What the exercise asks
Copy each record exactly as it reads, leaving out any pictures it holds.

Entries with chart source code

** Start **

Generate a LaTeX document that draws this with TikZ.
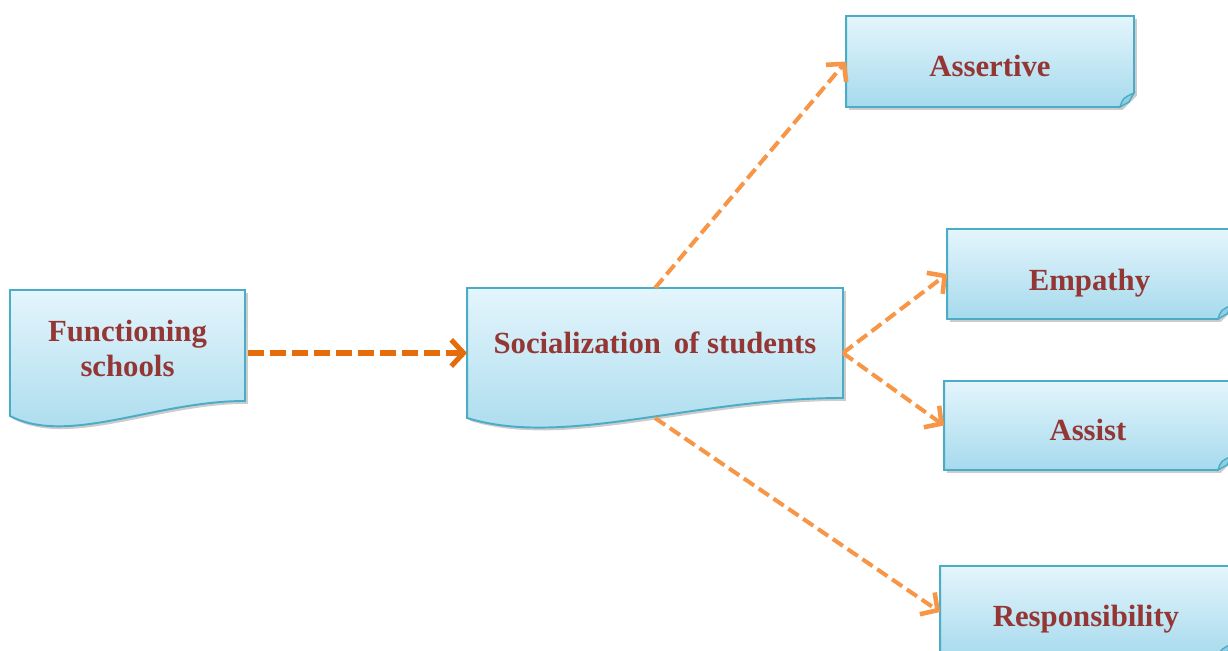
\documentclass[tikz,border=0pt]{standalone}
\usepackage{fontspec}
\setmainfont{Liberation Serif}
\usetikzlibrary{arrows.meta, backgrounds, shadows}

\definecolor{BoxTop}{HTML}{E4F5FC}
\definecolor{BoxBottom}{HTML}{A6DAED}
\definecolor{BoxLine}{HTML}{4BACC6}
\definecolor{LabelRed}{HTML}{943634}
\definecolor{DarkOrange}{HTML}{E46C0A}
\definecolor{LightOrange}{HTML}{F79646}

\tikzset{
  BoxText/.style={inner sep=0pt, outer sep=0pt, align=center, text=LabelRed,
                  font=\fontsize{17.5}{20}\selectfont\bfseries},
  NoteText/.style={BoxText, text height=#1, text depth=0pt},
  BoxFill/.style={top color=BoxTop, bottom color=BoxBottom, draw=BoxLine, line width=1.1pt,
                  drop shadow={shadow xshift=1.6pt, shadow yshift=-1.6pt, opacity=0.4}},
  FoldFill/.style={fill=BoxBottom!75!BoxLine, draw=BoxLine, line width=0.8pt},
  DashArrow/.style={draw=LightOrange, line width=2.3pt, dash pattern=on 7pt off 3.2pt,
                    -{Straight Barb[length=7pt, width=15pt, line width=2.6pt]}},
}

% wavy bottom box, #2 = rise of the right end
\newcommand{\WaveShape}[3]{%
  \path[BoxFill] (#1.north west) -- (#1.north east) -- ([shift={(0,-#2)}]#1.south east)
    .. controls +(-#3,0) and +(#3*0.65,30) .. (#1.south west) -- cycle;}
% box with folded corner
\newcommand{\NoteShape}[1]{%
  \path[BoxFill] (#1.north west) -- (#1.north east) -- ([shift={(0,-14)}]#1.south east)
    -- ([shift={(-14,0)}]#1.south east) -- (#1.south west) -- cycle;
  \path[FoldFill] ([shift={(-14,0)}]#1.south east) .. controls ([shift={(-11,-9)}]#1.south east)
    .. ([shift={(0,-14)}]#1.south east) -- ([shift={(-5,-5)}]#1.south east) -- cycle;}

\begin{document}
\begin{tikzpicture}[x=0.02cm, y=-0.02cm]
\useasboundingbox (0,0) rectangle (1228,650);

\node[BoxText, text depth=5pt, minimum width=4.7cm, minimum height=2.52cm] (fs) at (127.5,353) {Functioning\\schools};
\node[BoxText, text height=6pt, text depth=6pt, minimum width=7.52cm, minimum height=2.6cm] (sc) at (655,353) {Socialization\, of students};
\node[NoteText=17.2pt, minimum width=5.76cm, minimum height=1.82cm] (as) at (990,61.5) {Assertive};
\node[NoteText=19pt, minimum width=5.7cm, minimum height=1.8cm] (em) at (1089.5,274) {Empathy};
\node[NoteText=17pt, minimum width=5.76cm, minimum height=1.78cm] (ai) at (1088,425.5) {Assist};
\node[NoteText=17pt, minimum width=5.84cm, minimum height=1.84cm] (re) at (1086,612) {Responsibility};

\begin{scope}[on background layer]
  \WaveShape{fs}{15}{90}
  \WaveShape{sc}{20}{150}
  \NoteShape{as}
  \NoteShape{em}
  \NoteShape{ai}
  \NoteShape{re}
\end{scope}

\draw[DashArrow, draw=DarkOrange, line width=2.9pt, dash pattern=on 9pt off 3.5pt, shorten <=2pt,
      -{Straight Barb[length=7pt, width=15pt, line width=2.9pt]}] (fs.east) -- (sc.west);
\draw[DashArrow] (sc.north) -- (as.west);
\draw[DashArrow] (sc.east) -- (em.west);
\draw[DashArrow] (sc.east) -- (ai.west);
\draw[DashArrow] (sc.south) -- (re.west);
\end{tikzpicture}
\end{document}
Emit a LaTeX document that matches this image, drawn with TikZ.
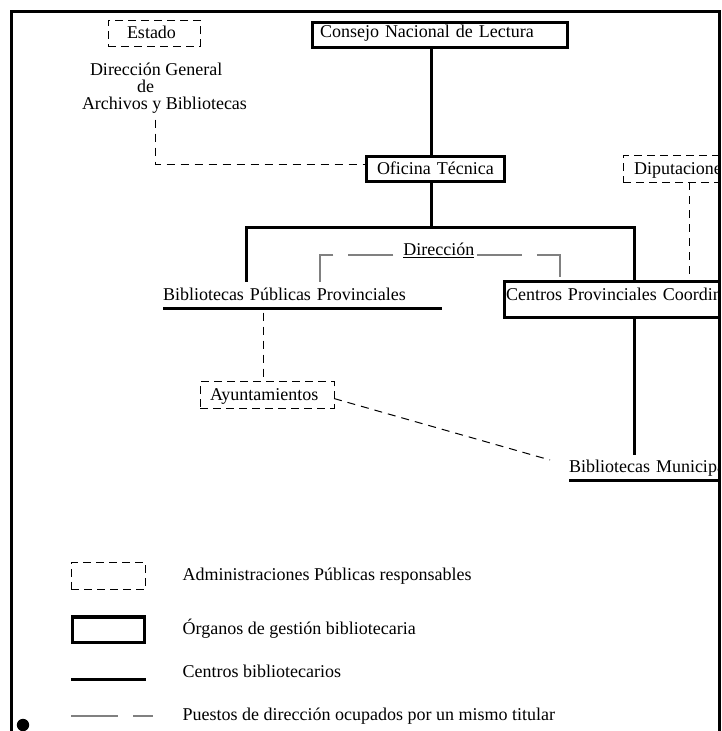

** End **

Output for this exercise
Generate a LaTeX document that draws this with TikZ.
\documentclass[tikz,border=0pt]{standalone}
\usepackage{fontspec}
\setmainfont{Liberation Serif}
\usetikzlibrary{arrows.meta, backgrounds, shadows}

\definecolor{BoxTop}{HTML}{E4F5FC}
\definecolor{BoxBottom}{HTML}{A6DAED}
\definecolor{BoxLine}{HTML}{4BACC6}
\definecolor{LabelRed}{HTML}{943634}
\definecolor{DarkOrange}{HTML}{E46C0A}
\definecolor{LightOrange}{HTML}{F79646}

\tikzset{
  BoxText/.style={inner sep=0pt, outer sep=0pt, align=center, text=LabelRed,
                  font=\fontsize{17.5}{20}\selectfont\bfseries},
  NoteText/.style={BoxText, text height=#1, text depth=0pt},
  BoxFill/.style={top color=BoxTop, bottom color=BoxBottom, draw=BoxLine, line width=1.1pt,
                  drop shadow={shadow xshift=1.6pt, shadow yshift=-1.6pt, opacity=0.4}},
  FoldFill/.style={fill=BoxBottom!75!BoxLine, draw=BoxLine, line width=0.8pt},
  DashArrow/.style={draw=LightOrange, line width=2.3pt, dash pattern=on 7pt off 3.2pt,
                    -{Straight Barb[length=7pt, width=15pt, line width=2.6pt]}},
}

% wavy bottom box, #2 = rise of the right end
\newcommand{\WaveShape}[3]{%
  \path[BoxFill] (#1.north west) -- (#1.north east) -- ([shift={(0,-#2)}]#1.south east)
    .. controls +(-#3,0) and +(#3*0.65,30) .. (#1.south west) -- cycle;}
% box with folded corner
\newcommand{\NoteShape}[1]{%
  \path[BoxFill] (#1.north west) -- (#1.north east) -- ([shift={(0,-14)}]#1.south east)
    -- ([shift={(-14,0)}]#1.south east) -- (#1.south west) -- cycle;
  \path[FoldFill] ([shift={(-14,0)}]#1.south east) .. controls ([shift={(-11,-9)}]#1.south east)
    .. ([shift={(0,-14)}]#1.south east) -- ([shift={(-5,-5)}]#1.south east) -- cycle;}

\begin{document}
\begin{tikzpicture}[x=0.02cm, y=-0.02cm]
\useasboundingbox (0,0) rectangle (1228,650);

\node[BoxText, text depth=5pt, minimum width=4.7cm, minimum height=2.52cm] (fs) at (127.5,353) {Functioning\\schools};
\node[BoxText, text height=6pt, text depth=6pt, minimum width=7.52cm, minimum height=2.6cm] (sc) at (655,353) {Socialization\, of students};
\node[NoteText=17.2pt, minimum width=5.76cm, minimum height=1.82cm] (as) at (990,61.5) {Assertive};
\node[NoteText=19pt, minimum width=5.7cm, minimum height=1.8cm] (em) at (1089.5,274) {Empathy};
\node[NoteText=17pt, minimum width=5.76cm, minimum height=1.78cm] (ai) at (1088,425.5) {Assist};
\node[NoteText=17pt, minimum width=5.84cm, minimum height=1.84cm] (re) at (1086,612) {Responsibility};

\begin{scope}[on background layer]
  \WaveShape{fs}{15}{90}
  \WaveShape{sc}{20}{150}
  \NoteShape{as}
  \NoteShape{em}
  \NoteShape{ai}
  \NoteShape{re}
\end{scope}

\draw[DashArrow, draw=DarkOrange, line width=2.9pt, dash pattern=on 9pt off 3.5pt, shorten <=2pt,
      -{Straight Barb[length=7pt, width=15pt, line width=2.9pt]}] (fs.east) -- (sc.west);
\draw[DashArrow] (sc.north) -- (as.west);
\draw[DashArrow] (sc.east) -- (em.west);
\draw[DashArrow] (sc.east) -- (ai.west);
\draw[DashArrow] (sc.south) -- (re.west);
\end{tikzpicture}
\end{document}
Emit a LaTeX document that matches this image, drawn with TikZ.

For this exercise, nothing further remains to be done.